Status: Passed, Jun 1987
Issue:        DEFVAR-INIT-TIME
References:   DEFVAR (p68)
Category:     CLARIFICATION
Edit history: 23-Apr-87, Version 1 by Pitman
              29-Mar-87, Version 2 by Masinter


Problem Description:

The description of DEFVAR is not completely clear about the time at which the initialization occurs.

On p68 it says ``VARIABLE is initialized to the result of evaluating the form INITIAL-VALUE unless it already has a value. The INITIAL-VALUE form is not evaluated unless it is used; this fact is useful if evaluation of the INITIAL-VALUE form does something expensive like create a large data structure.''

At least one implementation interpreted the "unless it is used" to mean "unless the variable is used" rather than "unless the initial-value is to be used". The problem is that the "it" is ambiguous. Thus, DEFVAR was interpreted as a kind of lazy initialization that happened upon the variable's first unbound reference. (This interpretation appears to have been further supported by the additional wording in CLtL about not creating expensive structures that are not needed.)

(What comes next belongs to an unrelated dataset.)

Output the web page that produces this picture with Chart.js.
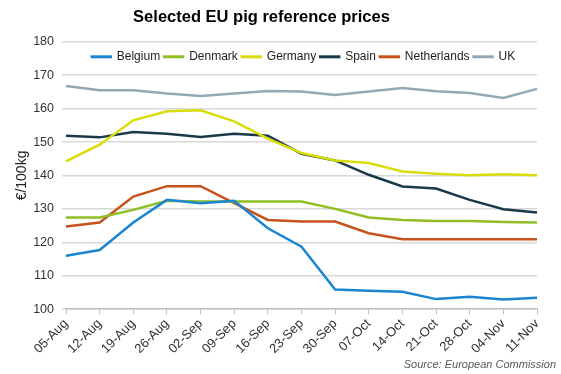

Proposal (DEFVAR-INIT-TIME:NOT-DELAYED):

Clarify that the evaluation of the initial value and the initialization happen at DEFVAR execution time (if at all). The cause of the confusion is the statement that the initial value form is not evaluated unless "it is used".  Better to say that INITIAL-VALUE is evaluated if and only if the variable does not already have a value.  Then there would be no confusion about the time of evaluation.

Rationale:

This clarification follows the intent of the original Common Lisp designers.

Current Practice:

Nearly all implementations implement the proposed interpretation.

Adoption Cost:

None, for most implementations; very small for any the implementation that adopted delayed evaluation.

Benefits:

This clarification makes the semantics of an important primitive more well-defined.

Conversion Cost:

Most users presumably expect the behavior currently in practice in most dialects. There's not a lot of code where the difference comes into play anyway. Presumably the conversion cost is fairly trivial.

Aesthetics:

Being a clarification, this really doesn't have much aesthetic effect.

Discussion:

The cleanup committee supports this clarification.